Practice time at a premium

The real negative to having a rainy practice day is it cuts down on already limited practice time, Mark Tucker said. With much time spent idling through stump-filled backwaters, time is at a higher premium on the Red River.


“The biggest thing is the water being so dirty and just trying to maneuver,” Tucker said. “The water is dirty. You can’t see the stumps, the shallow water, you can’t remember all that stuff.”


Ken Cook’s analysis using date found that this Classic should be won in backwater, and getting back to check out them out can take valuable time.


“You can’t get around like you can in a lake. You’re not covering as much water as you’d like,” he said. “It takes time to get through them, so you can burn a day up in a hurry.”


Tucker said one has to take the allotted time, the three-day practice period that ends Sunday and Wednesday’s final practice, to check out as many places as they can then analyze which will be a winner. If anglers don’t get that accomplished, they will be sunk.
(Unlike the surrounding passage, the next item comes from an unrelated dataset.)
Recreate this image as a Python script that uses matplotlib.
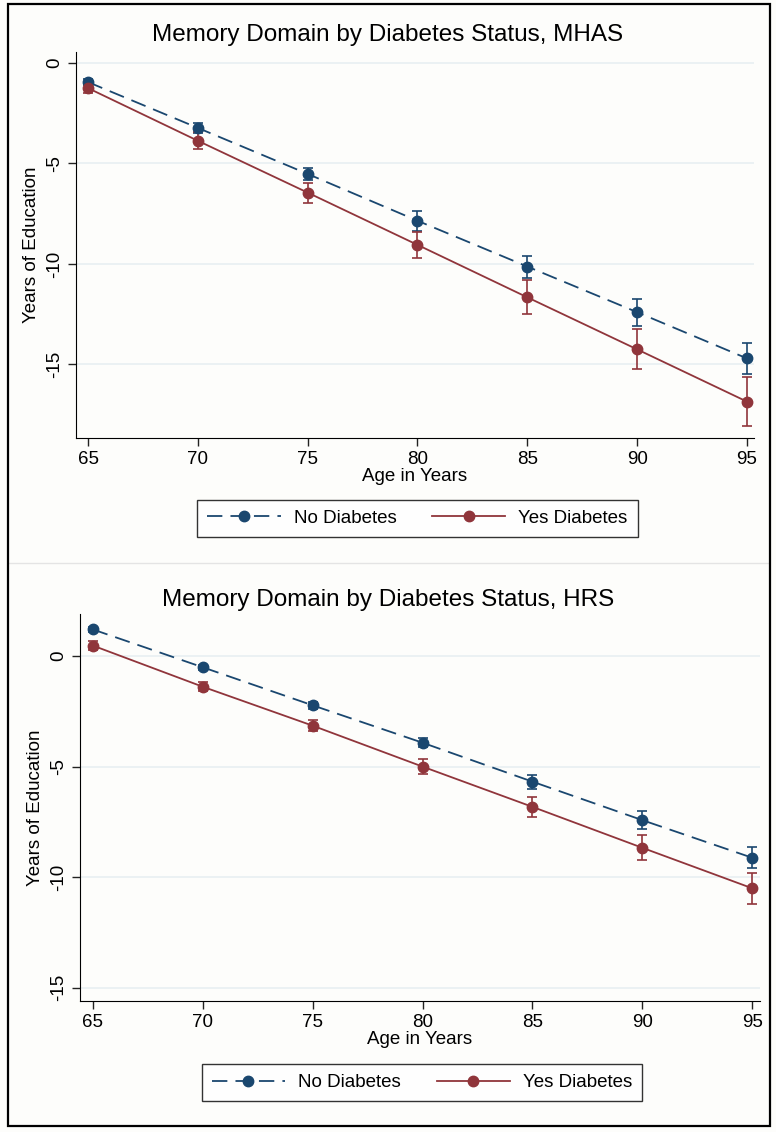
import matplotlib.pyplot as plt
from matplotlib.patches import Rectangle
from matplotlib.lines import Line2D

plt.rcParams['font.family'] = ['Liberation Sans', 'DejaVu Sans']

# Ages (x axis)
ages = [65, 70, 75, 80, 85, 90, 95]

# MHAS panel
mhas_no = [-0.95, -3.23, -5.52, -7.85, -10.13, -12.4, -14.7]
mhas_no_err = [0.15, 0.25, 0.3, 0.5, 0.55, 0.67, 0.77]
mhas_yes = [-1.25, -3.87, -6.45, -9.05, -11.66, -14.25, -16.85]
mhas_yes_err = [0.25, 0.43, 0.5, 0.66, 0.85, 1.0, 1.2]

# HRS panel
hrs_no = [1.2, -0.51, -2.23, -3.92, -5.68, -7.42, -9.12]
hrs_no_err = [0.1, 0.12, 0.15, 0.2, 0.32, 0.4, 0.48]
hrs_yes = [0.47, -1.39, -3.15, -5.0, -6.82, -8.67, -10.5]
hrs_yes_err = [0.2, 0.2, 0.25, 0.35, 0.45, 0.57, 0.7]

BLEU = "#1a476f"
ROUGE = "#90353b"
GRILLE = "#e8eff2"
TIRETS = (8.5, 4.5)
TAILLE = 13.5


def panneau(ax, non, non_err, oui, oui_err, ylim, xlim, yticks):
    # Lignes + barres d'erreur
    ax.errorbar(ages, non, yerr=non_err, color=BLEU, lw=1.3, marker="o", ms=7.5,
                capsize=3.5, elinewidth=1.2, capthick=1.2, dashes=TIRETS, zorder=3)
    ax.errorbar(ages, oui, yerr=oui_err, color=ROUGE, lw=1.3, marker="o", ms=7.5,
                capsize=3.5, elinewidth=1.2, capthick=1.2, zorder=3)
    ax.set_xlim(*xlim)
    ax.set_ylim(*ylim)
    ax.set_xticks(ages)
    ax.set_yticks(yticks)
    ax.set_yticklabels([str(t) for t in yticks], rotation=90, va="center")
    for t in yticks:
        ax.axhline(t, color=GRILLE, lw=1.2, zorder=0)
    ax.tick_params(labelsize=TAILLE, length=6, width=1, color="#222222")
    ax.spines["top"].set_visible(False)
    ax.spines["right"].set_visible(False)
    ax.set_facecolor("none")
    ax.set_xlabel("Age in Years", fontsize=TAILLE, labelpad=0)
    ax.set_ylabel("Years of Education", fontsize=TAILLE, labelpad=4)


def legende(ax, cx, cy):
    # Légende sans barres d'erreur, comme dans Stata
    poignees = [
        Line2D([], [], color=BLEU, lw=1.3, marker="o", ms=7.5, dashes=TIRETS),
        Line2D([], [], color=ROUGE, lw=1.3, marker="o", ms=7.5),
    ]
    leg = ax.legend(poignees, ["No Diabetes", "Yes Diabetes"], loc="center",
                    bbox_to_anchor=(cx / 776, 1 - cy / 1132),
                    bbox_transform=fig.transFigure, ncol=2, fontsize=TAILLE,
                    frameon=True, fancybox=False, edgecolor="black",
                    handlelength=3.9, handletextpad=0.7, columnspacing=1.9,
                    borderpad=0.55)
    leg.get_frame().set_linewidth(1.0)


fig = plt.figure(figsize=(7.76, 11.32), dpi=100, facecolor="#fdfdfb")

ax1 = fig.add_axes([0.0979, 0.6131, 0.8737, 0.3410])
panneau(ax1, mhas_no, mhas_no_err, mhas_yes, mhas_yes_err,
        (-18.66, 0.55), (64.45, 95.32), [0, -5, -10, -15])
fig.text(388 / 776, 1 - 35 / 1132, "Memory Domain by Diabetes Status, MHAS",
         ha="center", va="center", fontsize=17.5)
legende(ax1, 417.5, 518.5)

ax2 = fig.add_axes([0.1031, 0.1157, 0.8763, 0.3419])
panneau(ax2, hrs_no, hrs_no_err, hrs_yes, hrs_yes_err,
        (-15.6, 1.9), (64.41, 95.36), [0, -5, -10, -15])
fig.text(388 / 776, 1 - 600 / 1132, "Memory Domain by Diabetes Status, HRS",
         ha="center", va="center", fontsize=17.5)
legende(ax2, 422, 1082.5)

# Séparateur et cadre extérieur
fig.add_artist(Line2D([9 / 776, 769 / 776], [1 - 563 / 1132] * 2,
                      color="#e4e4e4", lw=1, zorder=1))
fig.add_artist(Rectangle((8 / 776, 1 - 1126 / 1132), 762 / 776, 1122 / 1132,
                         fill=False, edgecolor="black", lw=1.6, zorder=5))

fig.savefig("out.png", dpi=100, facecolor=fig.get_facecolor())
“You have to keep an eye on places that have potential. You get in a little bit of a hurry, you can go right by some fish,” the St. Louisian said. “You have to be calm and just take it minute by minute. You can’t rush around out there.”


Even if time inspecting a number of areas isn’t fruitful, and the rain prohibited the fish from biting, an angler has to have something to fall back on.


“If you don’t have a very good practice, you’re just going to have to go back and fish the best looking stuff,” he said. “You don’t have a whole lot of time to investigate stuff."